I've been searching out recipes, then practicing them. This weekend it
all came together for me and I made the buttercream I had been
searching for. It's been years in the making.
It's a merengue buttercream, and it is mousse-y. You start by
whipping up 5 egg whites until foamy, then add some cream of tartar
to help it hold together and whip it until hard peaks.
A hot sugar syrup gets added slowly and mixed in.
Then comes the hard part: slowly adding 4 sticks of unsalted butter, a
tablespoon or so at a time. The trick is to add each little bit, then mix
it slowly until it is fully incorporated, then move on to the next piece.

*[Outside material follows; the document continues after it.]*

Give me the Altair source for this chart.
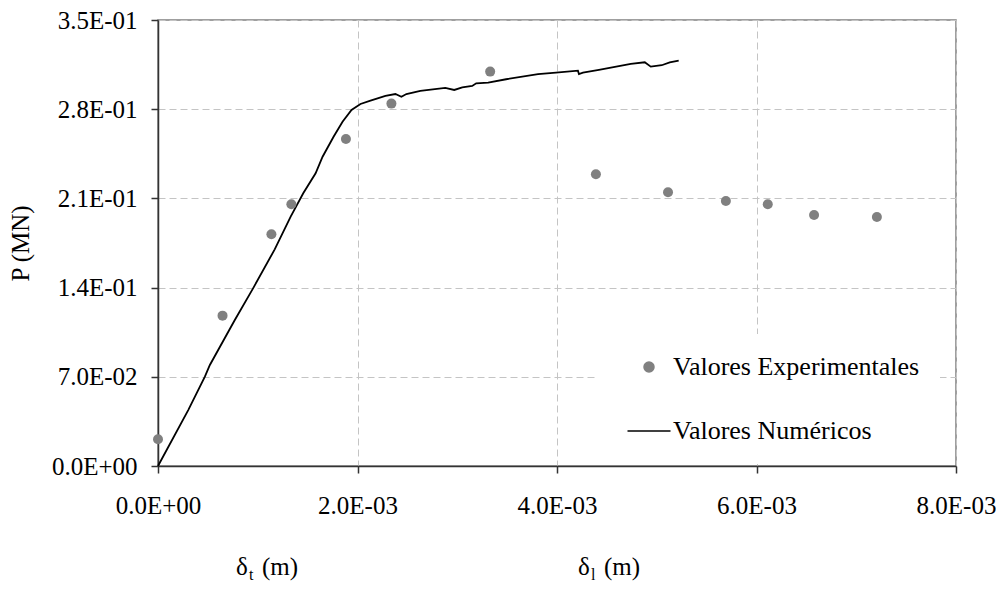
import altair as alt
import pandas as pd

# ---- data ----
SERIES = ["Valores Experimentales", "Valores Numéricos"]

# numerical curve: displacement in mm (x 1e-3 m), load in MN
NUM_X_MM = [0, 0.303, 0.47, 0.52, 0.77, 0.953, 1.17, 1.33, 1.456, 1.58, 1.65, 1.76,
            1.85, 1.94, 2.03, 2.13, 2.28, 2.38, 2.44, 2.49, 2.63, 2.88, 2.97, 3.05,
            3.15, 3.19, 3.31, 3.49, 3.81, 3.99, 4.21, 4.22, 4.26, 4.42, 4.74, 4.88,
            4.94, 5.05, 5.13, 5.22]
NUM_P = [0, 0.0439, 0.0701, 0.0793, 0.1146, 0.1394, 0.170, 0.1957, 0.2140, 0.2297,
         0.2427, 0.2584, 0.2702, 0.2794, 0.2841, 0.2867, 0.2904, 0.2919, 0.2898,
         0.2919, 0.2943, 0.2967, 0.2951, 0.2972, 0.2982, 0.3003, 0.3008, 0.3035,
         0.3076, 0.3087, 0.3102, 0.3076, 0.3087, 0.3108, 0.3155, 0.3168, 0.3134,
         0.3145, 0.3168, 0.3181]

# experimental points
EXP_X_MM = [0, 0.647, 1.137, 1.337, 1.884, 2.34, 3.33, 4.39, 5.113, 5.693, 6.113,
            6.577, 7.207]
EXP_P = [0.021, 0.118, 0.1818, 0.2054, 0.2566, 0.2844, 0.3095, 0.2289, 0.2148,
         0.2080, 0.2054, 0.1970, 0.1954]

X_TICKS = [0, 0.002, 0.004, 0.006, 0.008]
Y_TICKS = [0, 0.07, 0.14, 0.21, 0.28, 0.35]

num = pd.DataFrame({"d": [v * 1e-3 for v in NUM_X_MM], "P": NUM_P, "serie": SERIES[1]})
exp = pd.DataFrame({"d": [v * 1e-3 for v in EXP_X_MM], "P": EXP_P, "serie": SERIES[0]})

FONT = "Liberation Serif"
EXPO = "floor(log(datum.value) / LN10 + 1e-9)"
SCI = ("datum.value == 0 ? '0.0E+00' : format(datum.value / pow(10, " + EXPO + "), '.1f')"
       " + 'E-' + format(-" + EXPO + ", '02d')")

x_enc = alt.X("d:Q", scale=alt.Scale(domain=[0, 0.008], nice=False, zero=False),
              axis=alt.Axis(values=X_TICKS, labelExpr=SCI, title=None, tickSize=7,
                            labelPadding=20, labelFlush=False, grid=True))
y_enc = alt.Y("P:Q", scale=alt.Scale(domain=[0, 0.35], nice=False),
              axis=alt.Axis(values=Y_TICKS, labelExpr=SCI, title="P (MN)", tickSize=7,
                            labelPadding=14, titlePadding=18, labelFlush=False, grid=True))

leg = alt.Legend(title=None, orient="none", legendX=439, legendY=314, fillColor="white",
                 padding=20, rowPadding=38, symbolSize=100, symbolStrokeWidth=1.5,
                 symbolOffset=19, labelOffset=11, labelFont=FONT, labelFontSize=26,
                 labelColor="black", labelLimit=0,
                 labelExpr="datum.label + '\u00a0\u00a0'")

col_scale = alt.Scale(domain=SERIES, range=["#808080", "#000000"])
shape_scale = alt.Scale(domain=SERIES, range=["circle", "M-4.3,0H4.3"])

points = alt.Chart(exp).mark_point(filled=True, size=100, opacity=1, strokeWidth=0).encode(
    x=x_enc, y=y_enc,
    fill=alt.Fill("serie:N", scale=col_scale, legend=leg),
    stroke=alt.Stroke("serie:N", scale=col_scale, legend=leg),
    shape=alt.Shape("serie:N", scale=shape_scale, legend=leg),
)
line = alt.Chart(num).mark_line(strokeWidth=1.8).encode(
    x=x_enc, y=y_enc,
    stroke=alt.Stroke("serie:N", scale=col_scale, legend=leg),
)


def txt(s, x, y, size):
    return alt.Chart(pd.DataFrame({"s": [s]})).mark_text(
        align="left", baseline="alphabetic", font=FONT, fontSize=size, color="black"
    ).encode(x=alt.value(x), y=alt.value(y), text="s:N")


titles = [
    txt("δ", 78, 555, 25), txt("t", 91, 560, 16), txt("(m)", 104, 555, 25),
    txt("δ", 420, 555, 25), txt("l", 433, 560, 16), txt("(m)", 446, 555, 25),
]

chart = alt.layer(line, points, *titles).properties(
    width=798, height=446, autosize="none", background="white",
    padding={"left": 150, "top": 12, "right": 40, "bottom": 118},
).configure_view(stroke="#808080", strokeWidth=1.5).configure_axis(
    domainColor="#333333", domainWidth=1.5, tickColor="#333333", tickWidth=1.5,
    gridColor="#c4c4c4", gridDash=[7, 4], gridWidth=1,
    labelFont=FONT, labelFontSize=25, labelColor="black",
    titleFont=FONT, titleFontSize=25, titleFontWeight="normal", titleColor="black",
)

chart.save("out.html", embed_options={"renderer": "svg", "actions": False})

It took me about 45 minutes to add the butter. Add it too fast and the
whole things comes apart into a runny, globby mess. (Trust me -
early versions of this recipe resulted in tasty clumps of buttery sugar
sitting in a pool of ...?)
When you get it right, the whole things stays together until the final
bits of butter, in which case turning up the mixer and whipping it will
finish it nicely.
What you end up with is a very light, delicate, fluffy, mousse-like
frosting that is just the kind of buttercream you want for spreading on
cakes. And eating. It can be flavored or colored, and is heavenly.
So, my questions are just beginning. This took almost an hour of
steady mixing. Did they have buttercream before electricity? Who was
the poor bakery assistant who had to do this by hand?